** Begin Source material **
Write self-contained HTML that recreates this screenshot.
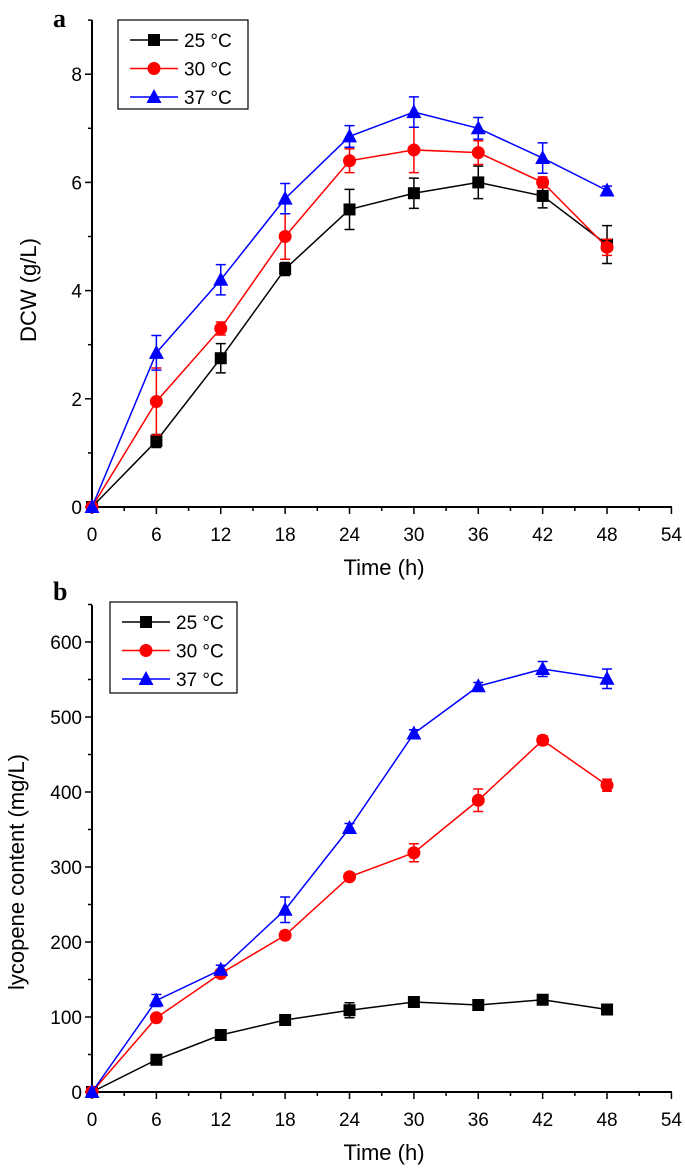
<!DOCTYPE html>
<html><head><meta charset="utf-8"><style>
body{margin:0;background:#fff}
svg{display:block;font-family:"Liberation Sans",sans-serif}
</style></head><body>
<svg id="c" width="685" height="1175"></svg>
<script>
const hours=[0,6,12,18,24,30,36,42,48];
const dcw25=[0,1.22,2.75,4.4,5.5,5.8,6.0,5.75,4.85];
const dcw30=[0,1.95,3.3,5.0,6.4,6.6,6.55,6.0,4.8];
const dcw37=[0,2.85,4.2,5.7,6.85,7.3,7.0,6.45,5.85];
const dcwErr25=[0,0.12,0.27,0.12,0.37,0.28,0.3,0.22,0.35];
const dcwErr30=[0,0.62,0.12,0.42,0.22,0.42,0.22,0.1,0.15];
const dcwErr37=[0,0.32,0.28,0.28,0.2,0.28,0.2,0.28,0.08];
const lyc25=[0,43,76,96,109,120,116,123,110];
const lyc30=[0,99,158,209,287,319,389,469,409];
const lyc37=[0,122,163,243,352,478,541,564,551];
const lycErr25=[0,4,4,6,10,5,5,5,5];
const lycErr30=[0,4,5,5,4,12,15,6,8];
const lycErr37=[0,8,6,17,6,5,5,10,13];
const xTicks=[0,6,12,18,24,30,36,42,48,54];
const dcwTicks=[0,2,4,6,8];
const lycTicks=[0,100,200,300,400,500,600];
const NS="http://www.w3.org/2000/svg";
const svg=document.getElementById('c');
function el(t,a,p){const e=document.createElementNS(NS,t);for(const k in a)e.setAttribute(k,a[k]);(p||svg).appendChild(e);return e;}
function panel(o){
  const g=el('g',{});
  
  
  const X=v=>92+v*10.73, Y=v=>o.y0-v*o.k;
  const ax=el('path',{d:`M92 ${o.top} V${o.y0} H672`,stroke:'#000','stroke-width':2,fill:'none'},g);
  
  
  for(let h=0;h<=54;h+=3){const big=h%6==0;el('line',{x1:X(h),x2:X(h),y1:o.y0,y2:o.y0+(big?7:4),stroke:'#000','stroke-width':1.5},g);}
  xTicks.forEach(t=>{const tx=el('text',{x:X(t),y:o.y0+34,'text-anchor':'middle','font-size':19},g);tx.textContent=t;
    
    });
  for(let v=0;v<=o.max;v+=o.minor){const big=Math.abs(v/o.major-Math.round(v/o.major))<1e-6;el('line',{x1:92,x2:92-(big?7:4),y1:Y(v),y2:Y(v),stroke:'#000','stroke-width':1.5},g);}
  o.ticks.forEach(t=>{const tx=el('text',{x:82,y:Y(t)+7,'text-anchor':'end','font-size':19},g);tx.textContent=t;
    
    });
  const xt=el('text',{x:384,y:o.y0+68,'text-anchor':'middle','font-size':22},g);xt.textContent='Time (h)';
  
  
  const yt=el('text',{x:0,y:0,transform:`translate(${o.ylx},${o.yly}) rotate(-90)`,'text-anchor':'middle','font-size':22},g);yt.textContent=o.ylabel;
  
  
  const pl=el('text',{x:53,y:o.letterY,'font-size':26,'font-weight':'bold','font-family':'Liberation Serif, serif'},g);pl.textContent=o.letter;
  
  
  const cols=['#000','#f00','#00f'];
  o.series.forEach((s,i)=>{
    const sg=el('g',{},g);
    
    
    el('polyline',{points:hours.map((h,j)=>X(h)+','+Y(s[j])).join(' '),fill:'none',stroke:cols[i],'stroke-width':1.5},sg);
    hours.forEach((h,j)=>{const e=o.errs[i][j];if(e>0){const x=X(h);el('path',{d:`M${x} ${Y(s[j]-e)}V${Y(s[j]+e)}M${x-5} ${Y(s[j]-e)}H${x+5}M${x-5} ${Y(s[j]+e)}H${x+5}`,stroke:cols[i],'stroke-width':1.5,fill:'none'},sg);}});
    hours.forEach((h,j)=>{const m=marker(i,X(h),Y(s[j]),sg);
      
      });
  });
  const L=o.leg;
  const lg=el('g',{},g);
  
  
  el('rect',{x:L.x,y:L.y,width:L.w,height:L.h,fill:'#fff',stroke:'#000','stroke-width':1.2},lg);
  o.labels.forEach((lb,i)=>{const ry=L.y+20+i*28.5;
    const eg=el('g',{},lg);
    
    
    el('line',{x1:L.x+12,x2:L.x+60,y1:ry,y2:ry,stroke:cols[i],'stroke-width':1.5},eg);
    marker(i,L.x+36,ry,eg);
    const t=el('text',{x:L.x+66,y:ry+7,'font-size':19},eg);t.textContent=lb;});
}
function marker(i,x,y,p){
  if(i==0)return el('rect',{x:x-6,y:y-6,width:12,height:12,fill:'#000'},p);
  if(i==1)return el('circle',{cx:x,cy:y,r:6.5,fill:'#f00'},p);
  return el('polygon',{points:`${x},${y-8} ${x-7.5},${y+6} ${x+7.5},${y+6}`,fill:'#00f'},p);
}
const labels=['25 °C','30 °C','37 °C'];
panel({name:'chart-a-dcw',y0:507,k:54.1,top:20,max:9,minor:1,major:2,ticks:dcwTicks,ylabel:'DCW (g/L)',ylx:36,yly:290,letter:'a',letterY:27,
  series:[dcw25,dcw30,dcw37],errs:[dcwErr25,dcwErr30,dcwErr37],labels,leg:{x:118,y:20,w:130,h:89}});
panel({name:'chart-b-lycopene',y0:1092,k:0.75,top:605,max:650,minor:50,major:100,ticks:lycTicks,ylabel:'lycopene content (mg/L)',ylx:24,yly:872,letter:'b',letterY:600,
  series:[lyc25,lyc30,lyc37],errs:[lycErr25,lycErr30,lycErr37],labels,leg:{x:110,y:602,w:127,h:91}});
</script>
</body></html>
** End Source material **
** Begin Source material **
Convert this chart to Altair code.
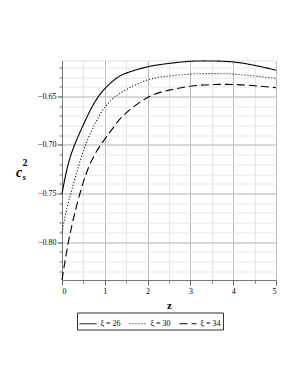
** End Source material **
**Prompt:**
Copy every line in the entries above that has the string "this" in it.

**Output:**
Write self-contained HTML that recreates this screenshot.
Convert this chart to Altair code.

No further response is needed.